- _Directive_
Retype the data exactly, from its first line to the line containing "['Colony', 'Mat', 'Settling', 'Invasion', 'Adhesion'];", including both, and skip any picture.

## BEGIN Material provided

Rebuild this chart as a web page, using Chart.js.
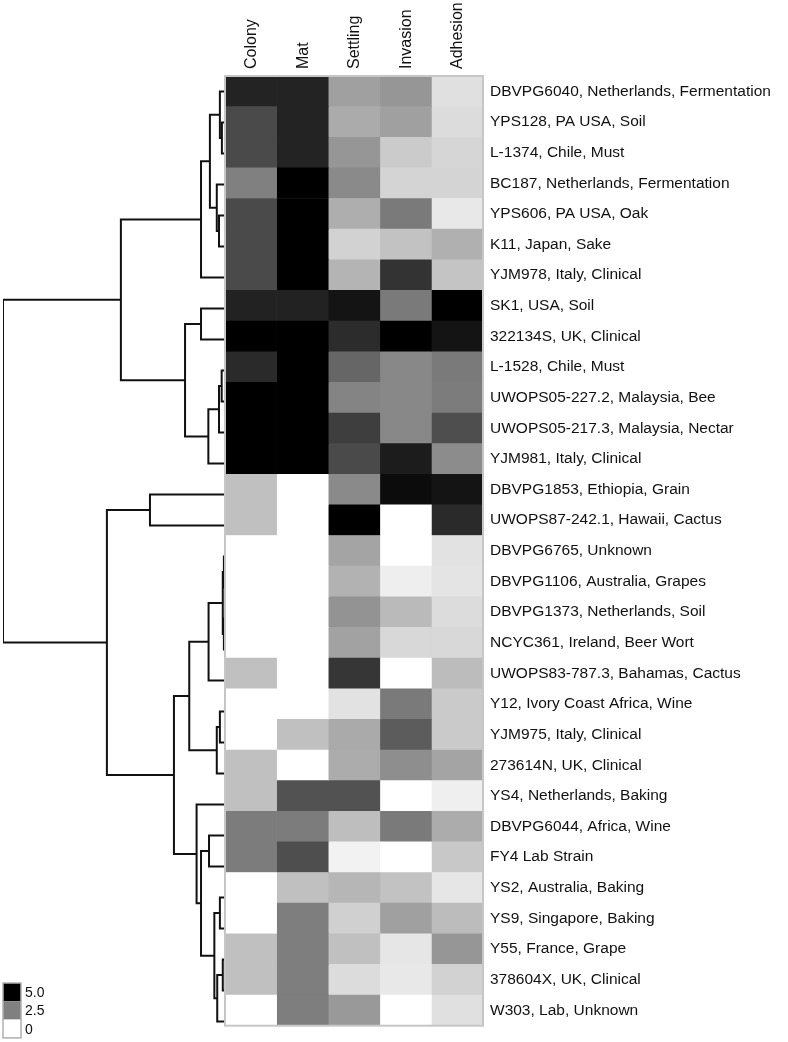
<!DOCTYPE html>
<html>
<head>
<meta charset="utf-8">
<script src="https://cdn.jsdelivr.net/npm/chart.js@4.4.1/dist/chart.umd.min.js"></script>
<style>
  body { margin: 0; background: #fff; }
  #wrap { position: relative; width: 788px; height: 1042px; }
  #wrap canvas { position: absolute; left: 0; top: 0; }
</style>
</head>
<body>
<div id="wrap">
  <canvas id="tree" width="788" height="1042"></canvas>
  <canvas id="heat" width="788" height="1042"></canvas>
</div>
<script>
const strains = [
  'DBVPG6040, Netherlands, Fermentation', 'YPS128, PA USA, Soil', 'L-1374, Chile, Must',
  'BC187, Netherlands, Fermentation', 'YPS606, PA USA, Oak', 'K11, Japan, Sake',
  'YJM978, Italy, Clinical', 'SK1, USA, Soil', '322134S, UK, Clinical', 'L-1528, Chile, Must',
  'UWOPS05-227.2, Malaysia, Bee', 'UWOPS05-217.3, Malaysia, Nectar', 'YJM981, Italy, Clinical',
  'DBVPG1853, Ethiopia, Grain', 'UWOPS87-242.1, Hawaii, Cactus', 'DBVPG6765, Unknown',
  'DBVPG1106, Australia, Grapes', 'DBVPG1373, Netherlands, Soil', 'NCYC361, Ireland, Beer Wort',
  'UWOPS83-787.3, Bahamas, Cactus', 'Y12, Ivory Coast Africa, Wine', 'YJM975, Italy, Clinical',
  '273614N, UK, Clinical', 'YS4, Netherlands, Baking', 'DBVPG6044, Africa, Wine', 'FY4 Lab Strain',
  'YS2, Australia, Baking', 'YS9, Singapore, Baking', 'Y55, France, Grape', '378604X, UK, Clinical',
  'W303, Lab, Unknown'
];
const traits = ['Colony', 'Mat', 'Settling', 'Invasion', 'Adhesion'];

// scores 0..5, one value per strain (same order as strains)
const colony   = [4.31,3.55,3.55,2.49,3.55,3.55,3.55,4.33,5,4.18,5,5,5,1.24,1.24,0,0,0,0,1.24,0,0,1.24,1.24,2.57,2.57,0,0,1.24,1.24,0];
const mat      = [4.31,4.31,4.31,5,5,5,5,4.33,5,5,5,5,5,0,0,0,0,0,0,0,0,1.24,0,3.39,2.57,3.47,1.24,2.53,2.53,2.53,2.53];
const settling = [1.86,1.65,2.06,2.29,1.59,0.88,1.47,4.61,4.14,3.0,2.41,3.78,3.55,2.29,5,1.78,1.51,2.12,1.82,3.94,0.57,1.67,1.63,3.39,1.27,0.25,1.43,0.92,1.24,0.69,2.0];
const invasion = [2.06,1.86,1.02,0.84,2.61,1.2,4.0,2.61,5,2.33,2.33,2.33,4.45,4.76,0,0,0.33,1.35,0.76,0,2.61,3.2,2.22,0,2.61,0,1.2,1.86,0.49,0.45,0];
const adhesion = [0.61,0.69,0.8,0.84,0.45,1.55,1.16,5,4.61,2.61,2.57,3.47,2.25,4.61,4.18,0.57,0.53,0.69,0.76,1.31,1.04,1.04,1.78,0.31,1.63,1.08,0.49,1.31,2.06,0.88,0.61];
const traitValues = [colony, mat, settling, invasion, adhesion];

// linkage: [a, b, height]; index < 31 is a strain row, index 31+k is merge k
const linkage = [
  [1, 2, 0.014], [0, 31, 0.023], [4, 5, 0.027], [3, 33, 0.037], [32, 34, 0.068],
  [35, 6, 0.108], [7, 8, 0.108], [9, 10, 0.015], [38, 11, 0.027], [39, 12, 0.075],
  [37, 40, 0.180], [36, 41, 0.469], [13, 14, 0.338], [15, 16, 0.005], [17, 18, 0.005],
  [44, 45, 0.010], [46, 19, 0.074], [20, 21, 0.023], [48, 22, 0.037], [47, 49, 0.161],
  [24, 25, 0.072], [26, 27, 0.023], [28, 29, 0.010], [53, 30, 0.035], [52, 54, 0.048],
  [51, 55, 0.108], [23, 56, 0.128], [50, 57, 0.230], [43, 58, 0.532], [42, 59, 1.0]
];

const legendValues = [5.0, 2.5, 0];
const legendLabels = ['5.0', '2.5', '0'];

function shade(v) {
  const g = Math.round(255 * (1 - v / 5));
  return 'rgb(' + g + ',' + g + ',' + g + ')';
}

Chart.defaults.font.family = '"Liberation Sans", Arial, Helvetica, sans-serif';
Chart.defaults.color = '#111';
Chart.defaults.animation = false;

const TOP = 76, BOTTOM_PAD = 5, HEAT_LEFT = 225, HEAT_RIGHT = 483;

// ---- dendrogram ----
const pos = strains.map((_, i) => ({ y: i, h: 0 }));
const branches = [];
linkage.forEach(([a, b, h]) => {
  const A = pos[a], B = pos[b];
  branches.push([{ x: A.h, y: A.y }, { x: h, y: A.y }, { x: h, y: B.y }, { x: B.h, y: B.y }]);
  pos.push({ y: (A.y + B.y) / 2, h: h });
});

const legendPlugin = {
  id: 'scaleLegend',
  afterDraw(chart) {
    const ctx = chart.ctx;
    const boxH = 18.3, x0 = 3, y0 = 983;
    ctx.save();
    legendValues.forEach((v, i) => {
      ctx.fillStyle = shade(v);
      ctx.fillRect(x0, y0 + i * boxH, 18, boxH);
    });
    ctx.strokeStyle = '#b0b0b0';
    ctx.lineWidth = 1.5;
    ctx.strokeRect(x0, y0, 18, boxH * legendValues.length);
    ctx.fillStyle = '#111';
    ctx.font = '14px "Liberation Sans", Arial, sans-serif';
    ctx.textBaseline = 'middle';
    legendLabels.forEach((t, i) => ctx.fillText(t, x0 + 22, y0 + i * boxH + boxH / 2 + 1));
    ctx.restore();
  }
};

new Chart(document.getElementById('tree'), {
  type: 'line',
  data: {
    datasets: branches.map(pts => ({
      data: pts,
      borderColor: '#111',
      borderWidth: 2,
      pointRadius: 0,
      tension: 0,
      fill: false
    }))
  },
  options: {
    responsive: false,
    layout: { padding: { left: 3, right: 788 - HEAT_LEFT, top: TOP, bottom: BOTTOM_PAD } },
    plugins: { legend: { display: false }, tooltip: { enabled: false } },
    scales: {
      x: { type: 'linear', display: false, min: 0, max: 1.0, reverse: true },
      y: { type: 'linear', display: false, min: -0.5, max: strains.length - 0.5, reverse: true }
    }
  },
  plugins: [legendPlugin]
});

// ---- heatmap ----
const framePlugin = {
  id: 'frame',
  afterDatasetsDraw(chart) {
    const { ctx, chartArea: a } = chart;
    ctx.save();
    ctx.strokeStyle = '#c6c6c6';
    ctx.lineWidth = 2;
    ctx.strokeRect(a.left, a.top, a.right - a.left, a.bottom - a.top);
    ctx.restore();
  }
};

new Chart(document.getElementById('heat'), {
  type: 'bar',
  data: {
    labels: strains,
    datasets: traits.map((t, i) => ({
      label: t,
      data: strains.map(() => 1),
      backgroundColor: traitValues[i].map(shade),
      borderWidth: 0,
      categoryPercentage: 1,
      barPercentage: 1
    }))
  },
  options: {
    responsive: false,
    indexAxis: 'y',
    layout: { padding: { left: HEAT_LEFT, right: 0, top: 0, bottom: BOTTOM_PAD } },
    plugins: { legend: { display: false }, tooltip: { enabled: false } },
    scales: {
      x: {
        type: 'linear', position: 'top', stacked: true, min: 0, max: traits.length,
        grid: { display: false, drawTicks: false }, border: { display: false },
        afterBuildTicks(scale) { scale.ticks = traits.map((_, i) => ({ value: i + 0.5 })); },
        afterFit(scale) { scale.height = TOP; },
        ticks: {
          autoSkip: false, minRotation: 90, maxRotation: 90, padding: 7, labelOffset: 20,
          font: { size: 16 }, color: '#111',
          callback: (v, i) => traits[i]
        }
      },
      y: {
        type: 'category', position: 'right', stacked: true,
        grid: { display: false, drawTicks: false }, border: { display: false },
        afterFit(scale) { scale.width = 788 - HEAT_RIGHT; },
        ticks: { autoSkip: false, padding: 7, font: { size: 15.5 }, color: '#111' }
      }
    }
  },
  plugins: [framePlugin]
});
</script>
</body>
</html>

## END Material provided

- _Answer to the problem_
Rebuild this chart as a web page, using Chart.js.
<!DOCTYPE html>
<html>
<head>
<meta charset="utf-8">
<script src="https://cdn.jsdelivr.net/npm/chart.js@4.4.1/dist/chart.umd.min.js"></script>
<style>
  body { margin: 0; background: #fff; }
  #wrap { position: relative; width: 788px; height: 1042px; }
  #wrap canvas { position: absolute; left: 0; top: 0; }
</style>
</head>
<body>
<div id="wrap">
  <canvas id="tree" width="788" height="1042"></canvas>
  <canvas id="heat" width="788" height="1042"></canvas>
</div>
<script>
const strains = [
  'DBVPG6040, Netherlands, Fermentation', 'YPS128, PA USA, Soil', 'L-1374, Chile, Must',
  'BC187, Netherlands, Fermentation', 'YPS606, PA USA, Oak', 'K11, Japan, Sake',
  'YJM978, Italy, Clinical', 'SK1, USA, Soil', '322134S, UK, Clinical', 'L-1528, Chile, Must',
  'UWOPS05-227.2, Malaysia, Bee', 'UWOPS05-217.3, Malaysia, Nectar', 'YJM981, Italy, Clinical',
  'DBVPG1853, Ethiopia, Grain', 'UWOPS87-242.1, Hawaii, Cactus', 'DBVPG6765, Unknown',
  'DBVPG1106, Australia, Grapes', 'DBVPG1373, Netherlands, Soil', 'NCYC361, Ireland, Beer Wort',
  'UWOPS83-787.3, Bahamas, Cactus', 'Y12, Ivory Coast Africa, Wine', 'YJM975, Italy, Clinical',
  '273614N, UK, Clinical', 'YS4, Netherlands, Baking', 'DBVPG6044, Africa, Wine', 'FY4 Lab Strain',
  'YS2, Australia, Baking', 'YS9, Singapore, Baking', 'Y55, France, Grape', '378604X, UK, Clinical',
  'W303, Lab, Unknown'
];
const traits = ['Colony', 'Mat', 'Settling', 'Invasion', 'Adhesion'];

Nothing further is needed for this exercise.